### REQUIRED WORK
Take every line where the string "this" appears and copy it.

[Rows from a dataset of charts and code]
<<<<

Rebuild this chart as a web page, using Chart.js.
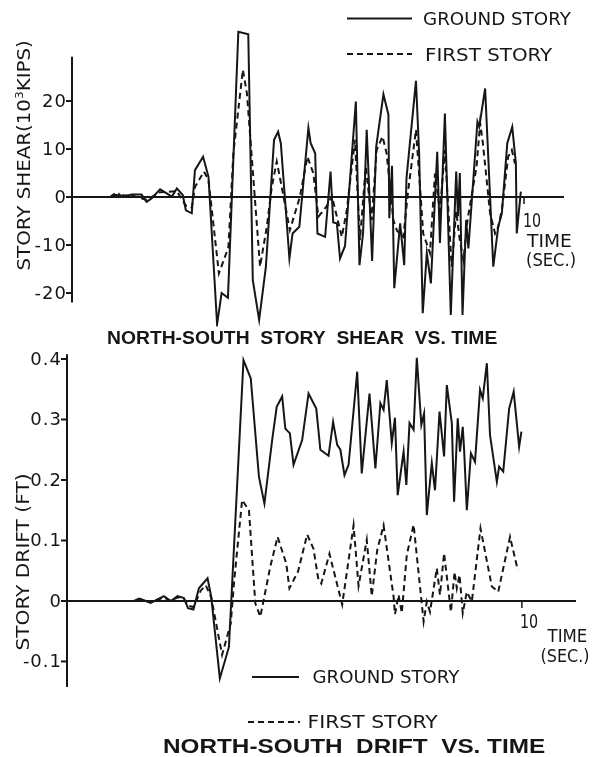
<!DOCTYPE html>
<html><head><meta charset="utf-8">
<script src="https://cdn.jsdelivr.net/npm/chart.js@4/dist/chart.umd.min.js"></script>
<style>
html,body{margin:0;padding:0;background:#fff;}
#wrap{position:relative;width:599px;height:757px;overflow:hidden;background:#fff;}
canvas{position:absolute;left:0;}
.t{position:absolute;white-space:nowrap;font-family:"DejaVu Sans",sans-serif;color:#161616;line-height:1;transform-origin:50% 50%;}
.b{font-family:"Liberation Sans",sans-serif;font-weight:bold;}
</style>
</head><body>
<div id="wrap">
<canvas id="shear" width="599" height="350" style="top:0"></canvas>
<canvas id="drift" width="599" height="407" style="top:350px"></canvas>
</div>
<script>
// ---------- DATA ----------
// Story shear (10^3 kips) vs time (sec)
const shearGroundTime = [0,0.84,0.93,0.99,1.04,1.10,1.32,1.54,1.65,1.76,1.95,2.21,2.32,2.45,2.52,2.65,2.72,2.90,3.02,3.21,3.31,3.45,3.68,3.90,4.00,4.14,4.29,4.47,4.56,4.62,4.81,4.88,5.03,5.23,5.28,5.38,5.43,5.60,5.72,5.78,5.86,5.93,6.04,6.28,6.36,6.44,6.52,6.64,6.73,6.89,7.00,7.02,7.08,7.13,7.26,7.35,7.40,7.61,7.68,7.76,7.85,7.94,8.08,8.14,8.25,8.38,8.50,8.54,8.58,8.64,8.72,8.77,8.97,9.01,9.14,9.32,9.43,9.51,9.63,9.74,9.82,9.84,9.93];
const shearGround = [0,0,0.6,0,0.6,0,0.5,0.5,-1,-0.3,1.6,0.1,1.8,0.4,-2.8,-3.4,5.6,8.4,4.2,-26.5,-20,-21,34.4,33.9,-17.3,-25.6,-14.5,11.9,13.6,11.2,-12.8,-7.6,-6.2,14.4,11.2,9.1,-7.6,-8.3,5.3,-5.3,-5.5,-12.8,-10.2,19.9,-14.2,-7.5,14,-13.3,10.5,21.4,17.2,-4.4,6.5,-19,-5.5,-14.2,3.9,24.2,9.1,-24.2,-11.7,-18,9.4,-9.6,17.4,-24.6,5.3,-4,5,-24.6,-4.8,-10.7,15.7,14.6,22.6,-14.5,-6.2,-3.4,11.2,14.6,7,-7.6,1.1];
const shearFirstTime = [0,0.84,0.93,1.04,1.32,1.65,1.95,2.32,2.52,2.65,2.72,2.92,3.02,3.25,3.46,3.57,3.78,3.87,4.16,4.31,4.42,4.53,4.64,4.82,5.04,5.21,5.34,5.45,5.63,5.75,5.86,5.97,6.08,6.26,6.37,6.50,6.63,6.74,6.87,6.96,7.11,7.19,7.33,7.44,7.61,7.70,7.77,7.92,8.03,8.14,8.25,8.40,8.50,8.58,8.66,8.75,8.95,9.03,9.09,9.25,9.36,9.43,9.51,9.65,9.73,9.80];
const shearFirst = [0,0,0.4,0.4,0.3,-0.6,1.0,1.2,-1.8,-2.2,2.1,5.3,3.5,-15.9,-10.5,9.1,26.5,21.6,-14.5,-6.2,2.1,7.4,2.1,-6.9,0,8.4,4.9,-4.1,-2,0.2,-4.1,-8.3,-2.7,11.9,-9,6.3,-4.8,9.8,12.6,9.1,-4.8,-7,-8.3,1.5,14,2.1,-7.6,-11.7,4.9,-3,9.8,-14.5,-3,-9,-13.1,-4.8,6.3,15.4,11.2,-3.4,-7.6,-6.2,-2.7,8.4,9.8,7];
const shearTicks = [-20,-10,0,10,20];
const shearTickLabels = ['-20','-10','0','10','20'];

// Story drift (ft) vs time (sec)
const driftGroundTime = [0,1.47,1.59,1.84,2.13,2.28,2.43,2.57,2.66,2.78,2.90,3.09,3.17,3.36,3.56,3.88,4.04,4.22,4.34,4.51,4.61,4.73,4.80,4.90,4.98,5.17,5.31,5.48,5.57,5.75,5.85,5.94,6.01,6.10,6.19,6.38,6.48,6.65,6.78,6.89,6.96,7.03,7.14,7.21,7.27,7.40,7.46,7.53,7.62,7.69,7.79,7.85,7.91,8.02,8.09,8.19,8.29,8.35,8.46,8.51,8.59,8.64,8.70,8.73,8.79,8.88,8.97,9.08,9.14,9.23,9.30,9.45,9.50,9.59,9.72,9.82,9.94,9.99];
const driftGround = [0,0,0.004,-0.003,0.008,0,0.008,0.005,-0.012,-0.014,0.021,0.0375,0.007,-0.128,-0.076,0.398,0.368,0.205,0.161,0.266,0.321,0.338,0.285,0.277,0.225,0.266,0.343,0.318,0.25,0.24,0.296,0.258,0.25,0.208,0.225,0.379,0.211,0.343,0.219,0.327,0.316,0.365,0.261,0.303,0.175,0.247,0.192,0.294,0.283,0.402,0.291,0.31,0.142,0.228,0.183,0.313,0.239,0.357,0.294,0.164,0.302,0.247,0.288,0.25,0.15,0.244,0.23,0.349,0.335,0.393,0.274,0.197,0.222,0.214,0.318,0.346,0.255,0.28];
const driftFirstTime = [0,1.47,1.59,1.84,2.13,2.28,2.43,2.57,2.66,2.78,2.94,3.05,3.17,3.41,3.60,3.67,3.85,4.00,4.14,4.25,4.47,4.63,4.82,4.89,5.08,5.28,5.42,5.52,5.59,5.77,6.05,6.30,6.41,6.59,6.70,6.82,6.96,7.18,7.21,7.29,7.36,7.47,7.62,7.84,7.91,7.98,8.13,8.20,8.29,8.44,8.52,8.57,8.63,8.70,8.79,8.90,9.09,9.34,9.48,9.74,9.91];
const driftFirst = [0,0,0.003,-0.002,0.006,0,0.006,0.004,-0.008,-0.01,0.017,0.026,0.006,-0.089,-0.037,0.029,0.167,0.15,-0.004,-0.026,0.057,0.106,0.062,0.021,0.049,0.11,0.086,0.038,0.029,0.078,-0.006,0.125,0.025,0.101,0.008,0.084,0.125,0.007,-0.022,0.01,-0.02,0.076,0.126,-0.034,-0.001,-0.018,0.054,0.01,0.079,-0.018,0.048,0.021,0.043,-0.02,0.015,-0.001,0.12,0.024,0.015,0.106,0.051];
const driftTicks = [-0.1,0,0.1,0.2,0.3,0.4];
const driftTickLabels = ['-0.1','0','0.1','0.2','0.3','0.4'];

const seriesNames = ['GROUND STORY','FIRST STORY'];
// ---------------------------------------------------

const INK = '#161616';
const pts = (xs, ys) => xs.map((t, i) => ({x: t, y: ys[i]}));

const axesPlugin = {
  id: 'axesDraw',
  afterDatasetsDraw(chart, args, o) {
    const ctx = chart.ctx, xs = chart.scales.x, ys = chart.scales.y;
    ctx.save();
    ctx.strokeStyle = INK; ctx.fillStyle = INK; ctx.lineWidth = 2; ctx.setLineDash([]);
    const x0 = xs.getPixelForValue(0), y0 = ys.getPixelForValue(0);
    ctx.beginPath(); ctx.moveTo(x0, ys.getPixelForValue(o.yFrom)); ctx.lineTo(x0, ys.getPixelForValue(o.yTo)); ctx.stroke();
    ctx.beginPath(); ctx.moveTo(x0, y0); ctx.lineTo(xs.getPixelForValue(o.xTo), y0); ctx.stroke();
    ctx.font = o.font; ctx.textAlign = 'right'; ctx.textBaseline = 'middle';
    try { ctx.letterSpacing = '1px'; } catch (e) {}
    o.ticks.forEach((v, i) => {
      const y = ys.getPixelForValue(v);
      ctx.beginPath(); ctx.moveTo(x0 - 6, y); ctx.lineTo(x0, y); ctx.stroke();
      ctx.fillText(o.labels[i], x0 - 5, y + 1);
    });
    const xt = xs.getPixelForValue(10);
    ctx.lineWidth = 1.5; ctx.beginPath(); ctx.moveTo(xt, y0); ctx.lineTo(xt, y0 + 7); ctx.stroke();
    o.legend.forEach(l => {
      ctx.lineWidth = 2; ctx.setLineDash(l.dash);
      ctx.beginPath(); ctx.moveTo(l.x0, l.y); ctx.lineTo(l.x1, l.y); ctx.stroke();
    });
    ctx.restore();
  }
};

function makeChart(id, groundData, firstData, xMax, yMin, yMax, pad, axOpts) {
  return new Chart(document.getElementById(id), {
    type: 'line',
    data: { datasets: [
      { label: seriesNames[0], data: groundData, borderColor: INK, borderWidth: 2, pointRadius: 0, tension: 0, fill: false },
      { label: seriesNames[1], data: firstData, borderColor: INK, borderWidth: 2, borderDash: [6, 4], pointRadius: 0, tension: 0, fill: false }
    ]},
    options: {
      responsive: false, animation: false, devicePixelRatio: 1,
      layout: { padding: pad },
      scales: {
        x: { type: 'linear', min: 0, max: xMax, display: false },
        y: { type: 'linear', min: yMin, max: yMax, display: false }
      },
      plugins: { legend: { display: false }, tooltip: { enabled: false }, title: { display: false }, axesDraw: axOpts }
    },
    plugins: [axesPlugin]
  });
}

makeChart('shear', pts(shearGroundTime, shearGround), pts(shearFirstTime, shearFirst),
  10.885, -27, 35, { left: 72, right: 35, top: 29, bottom: 23.4 },
  { yFrom: -22, yTo: 29.2, xTo: 10.885, ticks: shearTicks, labels: shearTickLabels, font: '18px "DejaVu Sans"',
    legend: [ { x0: 347, x1: 412, y: 18.5, dash: [] }, { x0: 347, x1: 412, y: 54, dash: [6, 4] } ] });

makeChart('drift', pts(driftGroundTime, driftGround), pts(driftFirstTime, driftFirst),
  11.19, -0.145, 0.41, { left: 67, right: 23, top: 2.95, bottom: 68.3 },
  { yFrom: -0.142, yTo: 0.408, xTo: 11.19, ticks: driftTicks, labels: driftTickLabels, font: '18px "DejaVu Sans"',
    legend: [ { x0: 252, x1: 299, y: 327, dash: [] }, { x0: 248, x1: 300, y: 372, dash: [6, 4] } ] });

// ---------- text labels (HTML) ----------
const wrap = document.getElementById('wrap');
function mk(html, size, bold) {
  const d = document.createElement('div');
  d.className = 't' + (bold ? ' b' : '');
  d.style.fontSize = size + 'px';
  d.innerHTML = html;
  wrap.appendChild(d);
  return d;
}
function label(html, x0, x1, yc, size, bold) {
  const d = mk(html, size, bold);
  const w = d.offsetWidth, h = d.offsetHeight;
  const sx = (x1 - x0) / w;
  d.style.left = ((x0 + x1) / 2 - w / 2) + 'px';
  d.style.top = (yc - h / 2) + 'px';
  d.style.transform = 'scaleX(' + sx + ')';
}
function vlabel(html, cx, y0, y1, size) {
  const d = mk(html, size, false);
  const w = d.offsetWidth, h = d.offsetHeight;
  const cy = (y0 + y1) / 2;
  d.style.left = (cx - w / 2) + 'px';
  d.style.top = (cy - h / 2) + 'px';
  d.style.transform = 'rotate(-90deg) scaleX(' + ((y1 - y0) / w) + ')';
}
const sup = '<span style="font-size:0.62em;vertical-align:0.6em">3</span>';
// top chart
label(seriesNames[0], 423, 571, 18.5, 18);
label(seriesNames[1], 425, 552, 55, 18);
vlabel('STORY SHEAR(10' + sup + 'KIPS)', 23, 40, 270, 18);
label('10', 523, 541, 220, 19);
label('TIME', 527, 572, 241, 17);
label('(SEC.)', 526, 576, 260, 17);
label('NORTH-SOUTH&nbsp; STORY&nbsp; SHEAR&nbsp; VS. TIME', 107, 497, 337, 19, true);
// bottom chart
vlabel('STORY DRIFT (FT)', 23, 473, 650, 18);
label('10', 520, 538, 621, 19);
label('TIME', 547, 587, 636, 17);
label('(SEC.)', 540, 589, 656, 17);
label(seriesNames[0], 312, 459, 677, 18);
label(seriesNames[1], 307, 437, 722, 18);
label('NORTH-SOUTH&nbsp; DRIFT&nbsp; VS. TIME', 163, 545, 745, 21, true);
</script>
</body></html>
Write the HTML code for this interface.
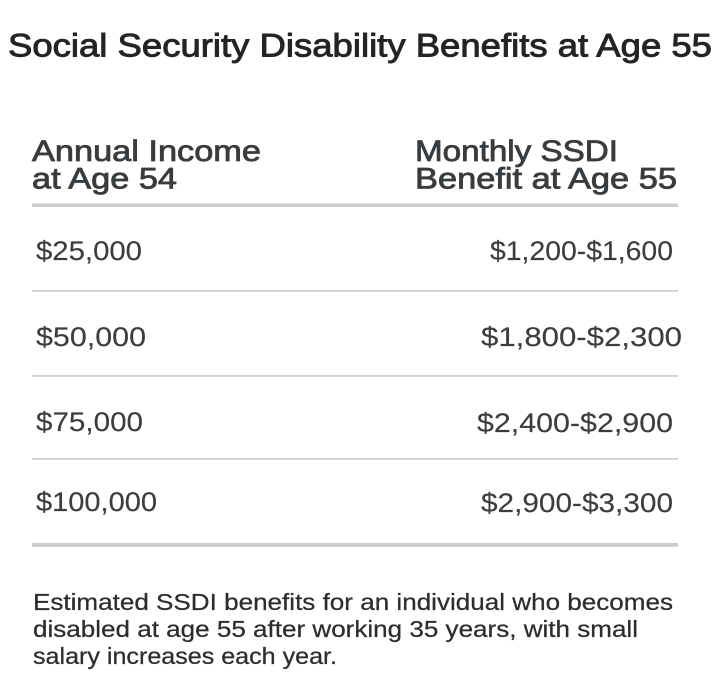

>>>>

### COMPLETED EXERCISE
Rebuild this chart as a web page, using Chart.js.
Write the HTML code for this interface.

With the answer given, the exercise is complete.